– Ну не знаю, – рыжая дернула себя за косу, – Надежда Павловна столько интересного про эту усадьбу рассказывала, обидно будет, если нас к настоящей работе не подпустят.
– Ой, Ритка, я тебя умоляю! – подала голос Даша. – Что в этой дыре может быть интересного? Не знаю, как вы, а лично я пальцем о палец не ударю! Нет дурных – впахивать на каких-то колхозников!
– А зачем тогда поехала? – удивилась рыжая Ритка. – Сидела бы в своей Москве!

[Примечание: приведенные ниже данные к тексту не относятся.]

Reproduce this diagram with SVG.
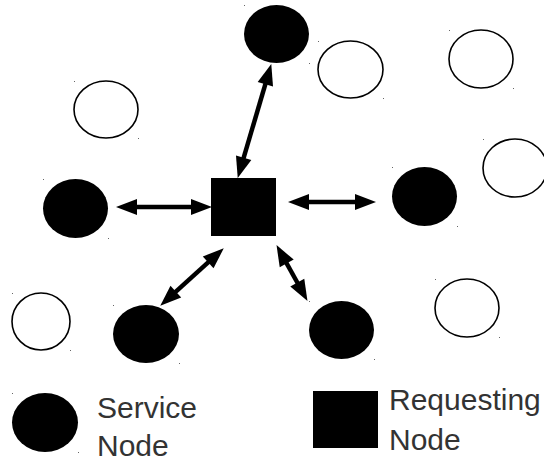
<svg xmlns="http://www.w3.org/2000/svg" width="544" height="462" viewBox="0 0 544 462">
  <style>
    .svc { fill: #000; }
    .idle { fill: #fff; stroke: #000; stroke-width: 1.6; }
    .req { fill: #000; }
    .dot { fill: #666; }
    .link { stroke: #000; stroke-width: 4.5; fill: none; marker-start: url(#head); marker-end: url(#head); }
    .label { font-family: "Liberation Sans", Arial, sans-serif; font-size: 30px; fill: #333; }
  </style>
  <defs>
    <marker id="head" markerUnits="userSpaceOnUse" markerWidth="22" markerHeight="18" refX="10" refY="0" viewBox="0 -9 22 18" orient="auto-start-reverse" overflow="visible">
      <path d="M0,-8 L21,0 L0,8 z" fill="#000"/>
    </marker>
  </defs>
  <rect width="544" height="462" fill="#fff"/>

  <!-- connectors: double-headed links from the requesting node -->
  <g id="connectors">
    <line class="link" x1="240.83" y1="167.41" x2="268.17" y2="74.59"/>
    <line class="link" x1="127" y1="207" x2="201" y2="207"/>
    <line class="link" x1="299" y1="202" x2="365" y2="202"/>
    <line class="link" x1="168.42" y1="298.3" x2="215.58" y2="255.7"/>
    <line class="link" x1="281.86" y1="254.74" x2="302.14" y2="291.26"/>
  </g>

  <!-- requesting node -->
  <g id="requesting">
    <rect class="req" x="211" y="178" width="65" height="58"/>
  </g>

  <!-- service nodes -->
  <g id="service-top">
    <ellipse class="svc" cx="276.5" cy="34" rx="32.5" ry="29"/>
    <rect class="dot" x="244" y="5" width="1" height="1"/><rect class="dot" x="309" y="63" width="1" height="1"/>
  </g>
  <g id="service-left">
    <ellipse class="svc" cx="75.5" cy="208.5" rx="32.5" ry="29.5"/>
    <rect class="dot" x="43" y="179" width="1" height="1"/><rect class="dot" x="108" y="238" width="1" height="1"/>
  </g>
  <g id="service-right">
    <ellipse class="svc" cx="424.5" cy="196.5" rx="32.5" ry="29.5"/>
    <rect class="dot" x="392" y="167" width="1" height="1"/><rect class="dot" x="457" y="226" width="1" height="1"/>
  </g>
  <g id="service-bottom-left">
    <ellipse class="svc" cx="146" cy="334" rx="33" ry="29"/>
    <rect class="dot" x="113" y="305" width="1" height="1"/><rect class="dot" x="179" y="363" width="1" height="1"/>
  </g>
  <g id="service-bottom-right">
    <ellipse class="svc" cx="341.5" cy="330" rx="32.5" ry="29"/>
    <rect class="dot" x="309" y="301" width="1" height="1"/><rect class="dot" x="374" y="359" width="1" height="1"/>
  </g>

  <!-- other nodes -->
  <g id="node-top-middle">
    <ellipse class="idle" cx="350.5" cy="69.5" rx="32.5" ry="28.5"/>
    <rect class="dot" x="318" y="41" width="1" height="1"/><rect class="dot" x="383" y="98" width="1" height="1"/>
  </g>
  <g id="node-top-right">
    <ellipse class="idle" cx="481" cy="59" rx="32" ry="29"/>
    <rect class="dot" x="449" y="30" width="1" height="1"/><rect class="dot" x="513" y="88" width="1" height="1"/>
  </g>
  <g id="node-top-left">
    <ellipse class="idle" cx="106" cy="109.5" rx="32" ry="28.5"/>
    <rect class="dot" x="74" y="81" width="1" height="1"/><rect class="dot" x="138" y="138" width="1" height="1"/>
  </g>
  <g id="node-right-edge">
    <ellipse class="idle" cx="515" cy="168" rx="32" ry="29"/>
    <rect class="dot" x="483" y="139" width="1" height="1"/>
  </g>
  <g id="node-lower-left">
    <ellipse class="idle" cx="41" cy="321.5" rx="29" ry="28.5"/>
    <rect class="dot" x="12" y="293" width="1" height="1"/><rect class="dot" x="70" y="350" width="1" height="1"/>
  </g>
  <g id="node-lower-right">
    <ellipse class="idle" cx="467" cy="308" rx="32" ry="29"/>
    <rect class="dot" x="435" y="279" width="1" height="1"/><rect class="dot" x="499" y="337" width="1" height="1"/>
  </g>

  <!-- legend -->
  <g id="legend-service">
    <ellipse class="svc" cx="45" cy="422.5" rx="33" ry="29.5"/>
    <rect class="dot" x="12" y="393" width="1" height="1"/><rect class="dot" x="78" y="452" width="1" height="1"/>
    <text class="label" x="97" y="418">Service</text>
    <text class="label" x="97" y="456">Node</text>
  </g>
  <g id="legend-requesting">
    <rect class="req" x="313" y="391" width="65" height="57"/>
    <text class="label" x="389" y="410">Requesting</text>
    <text class="label" x="389" y="450">Node</text>
  </g>
</svg>
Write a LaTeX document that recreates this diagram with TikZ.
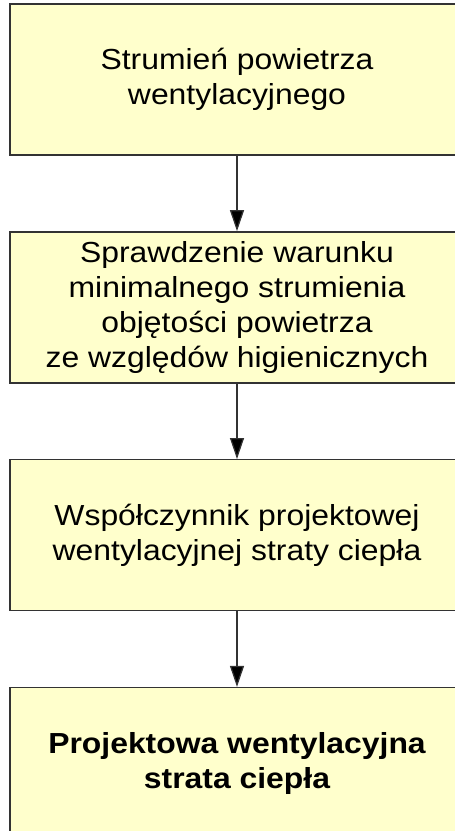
\documentclass[tikz,border=0pt]{standalone}
\usepackage{fontspec}
\setmainfont[FakeStretch=1.1]{Liberation Sans}
\usetikzlibrary{positioning,arrows.meta}

\definecolor{boxfill}{HTML}{FFFFCC}
\definecolor{boxline}{HTML}{333333}

\begin{document}
\begin{tikzpicture}[x=0.02cm,y=-0.02cm,
	krok/.style={draw=boxline, fill=boxfill, line width=0.8pt,
		minimum width=9.08cm, minimum height=3.02cm, inner sep=0pt,
		align=center, font=\fontsize{16.5}{20}\selectfont},
	strzalka/.style={draw=boxline, line width=0.7pt,
		-{Triangle[length=0.42cm,width=0.28cm,fill=black]}},
	node distance=1.51cm]
	% Fix the page size
	\useasboundingbox (0,0) rectangle (454,831);
	
	% Draw the boxes
	\node[krok] (strumien) at (237,79.5) {Strumień powietrza\\wentylacyjnego};
	\node[krok, below=of strumien] (warunek) {Sprawdzenie warunku\\minimalnego strumienia\\objętości powietrza\\ze względów higienicznych};
	\node[krok, below=of warunek] (wspolczynnik) {Współczynnik projektowej\\wentylacyjnej straty ciepła};
	\node[krok, below=of wspolczynnik, font=\fontsize{16.5}{20}\selectfont\bfseries] (strata) {Projektowa wentylacyjna\\strata ciepła};
	
	% Draw the arrows
	\draw[strzalka] (strumien) -- (warunek);
	\draw[strzalka] (warunek) -- (wspolczynnik);
	\draw[strzalka] (wspolczynnik) -- (strata);
\end{tikzpicture}
\end{document}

– Я бы и сидела, если бы не папанька! Папанька решил, что любимая доча обязательно должна съездить в эту вашу Задрыповку. У него, видите ли, корни деревенские, у него дед крестьянских кровей, вот и я должна приобщиться. Эй, деревня, – она перевела недовольный взгляд на Аглаю, – у вас тут хоть party устраивают?

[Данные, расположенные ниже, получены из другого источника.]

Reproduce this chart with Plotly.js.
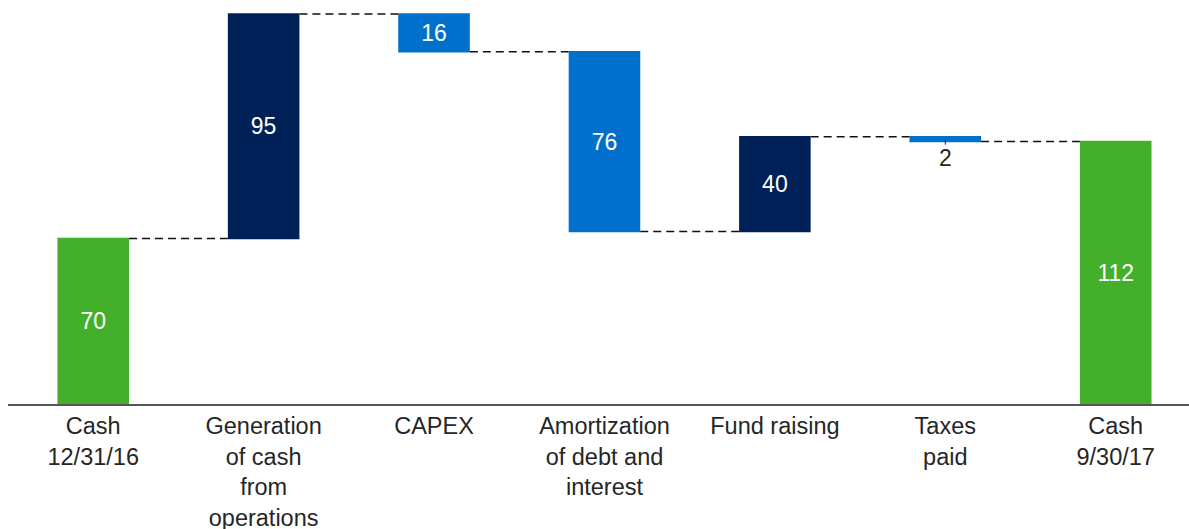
<!DOCTYPE html>
<html>
<head>
<meta charset="utf-8">
<script src="https://cdn.plot.ly/plotly-3.0.1.min.js"></script>
<style>html,body{margin:0;padding:0;background:#fff;}#chart{width:1189px;height:529px;}</style>
</head>
<body>
<div id="chart"></div>
<script>
// Data
const categories = ["Cash<br>12/31/16", "Generation<br>of cash<br>from<br>operations", "CAPEX", "Amortization<br>of debt and<br>interest", "Fund raising", "Taxes<br>paid", "Cash<br>9/30/17"];
const values = [70, 95, -16, -76, 40, -2, 112];
const measures = ["absolute", "relative", "relative", "relative", "relative", "relative", "total"];
const labels = ["70", "95", "16", "76", "40", "2", "112"];
const labelPositions = ["inside", "inside", "inside", "inside", "inside", "outside", "inside"];
const labelColors = ["#ffffff", "#ffffff", "#ffffff", "#ffffff", "#ffffff", "#262626", "#ffffff"];

const FONT = '"Liberation Sans", Arial, sans-serif';

// running level after each step (for leader line of outside label)
let level = 0; const levels = [];
values.forEach((v, i) => { if (measures[i] === 'absolute') level = v; else if (measures[i] === 'relative') level += v; levels.push(level); });
const outsideIdx = labelPositions.indexOf('outside');

const trace = {
  type: 'waterfall',
  x: categories,
  y: values,
  measure: measures,
  text: labels,
  textposition: labelPositions,
  textfont: {family: FONT, size: 23, color: labelColors},
  insidetextanchor: 'middle',
  constraintext: 'none',
  cliponaxis: false,
  increasing: {marker: {color: '#002157'}},
  decreasing: {marker: {color: '#0070cc'}},
  totals: {marker: {color: '#43af2b'}},
  connector: {mode: 'between', line: {color: '#111111', width: 1.5, dash: '8px,5px'}},
  hoverinfo: 'none'
};

const layout = {
  width: 1189, height: 529,
  margin: {l: 8, r: 0, t: 0, b: 125},
  paper_bgcolor: '#ffffff', plot_bgcolor: '#ffffff',
  showlegend: false,
  waterfallgap: 0.58,
  font: {family: FONT, size: 23, color: '#262626'},
  xaxis: {
    type: 'category',
    range: [-0.5, 6.43],
    showline: true, linecolor: '#555555', linewidth: 2,
    ticks: '', showgrid: false, zeroline: false,
    tickfont: {family: FONT, size: 23.5, color: '#262626'},
    fixedrange: true
  },
  yaxis: {
    range: [0, 170.9],
    visible: false, showgrid: false, zeroline: false,
    fixedrange: true
  },
  shapes: outsideIdx >= 0 ? [{
    type: 'line', xref: 'x', yref: 'y',
    x0: outsideIdx, x1: outsideIdx,
    ysizemode: 'pixel', yanchor: levels[outsideIdx],
    y0: 2, y1: -3,
    line: {color: '#262626', width: 1}
  }] : []
};

Plotly.newPlot('chart', [trace], layout, {staticPlot: true, displayModeBar: false});
</script>
</body>
</html>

– Ты что?! Она небось и слов таких не знает, – Дашин дружок облокотился о борт грузовика, вытянул перед собой ноги так, что подошвы его кроссовок уперлись в сумку Аглаи. – Party – это танцы. Есть у вас танцы?
– У нас – это где? – Она придвинула сумку поближе к себе.
– У вас – это в вашей Задрыповке. Должен же здесь народ как-то расслабляться.
– Макс, мне кажется, девушка уже объясняла, что не живет в Антоновке, – сказал Михаил миролюбиво, а Аглае вдруг захотелось его ударить. Вот странно, не спесивую Дашу, не дружка ее мерзкого, а этого добродушного увальня, который всем своим видом говорил сакраментальное: «Ребята, давайте жить дружно». Дурак! Неужели не понимает, что с такими, как эти, дружно не получится, что они могут дружить лишь с себе подобными, такими же ограниченными и кичливыми?!
– Отвали, Айболит! – огрызнулся Макс и снова вперил колючий взгляд в Аглаю. – Ну так как, есть танцы?
– Есть, – она кивнула.
– Под бобинный магнитофон?
– Под гармошку.
– Даш, глянь, а эта селянка еще и огрызается. Я к ней со всей вежливостью, а она куснуть норовит. – Макс зло пнул несчастную Аглаину сумку. Скорее бы уже деревня, угораздило же ее повстречать этих уродов...
Словно в ответ на ее мольбы, впереди показался старый парк, и все как один повернулись в его сторону.
– Красота какая, – восхищенно вздохнула Рита.
– Берендеево царство, – хмыкнула Даша.
– Ага, Лукоморье, – поддакнул Макс.
– Это, что ли, и есть поместье? – спросил Леонид.
И только Михаил ничего не сказал, вместо того чтобы смотреть на парк, он смотрел на Аглаю, и во взгляде его пыльно-голубом читалось непонятное сожаление...
Дневник графа Полонского
4 апреля 1914 года
Долго не писал, не до того было.
Оленьке стало плохо в конце марта. Не так, как раньше, а по-особенному плохо: с обмороками и слабостью. Признаюсь, я испугался, что это предвестники той страшной ее болезни, послал за Ильей Егоровичем. Пока шел осмотр, маялся за закрытыми дверьми, готовился к самому плохому, потому, наверное, и растерялся, когда увидел на лице Ильи Егоровича не привычную озабоченность, а улыбку. А уж когда услышал, что Оленьке моей нездоровится оттого, что она беременна, так и вовсе дара речи лишился.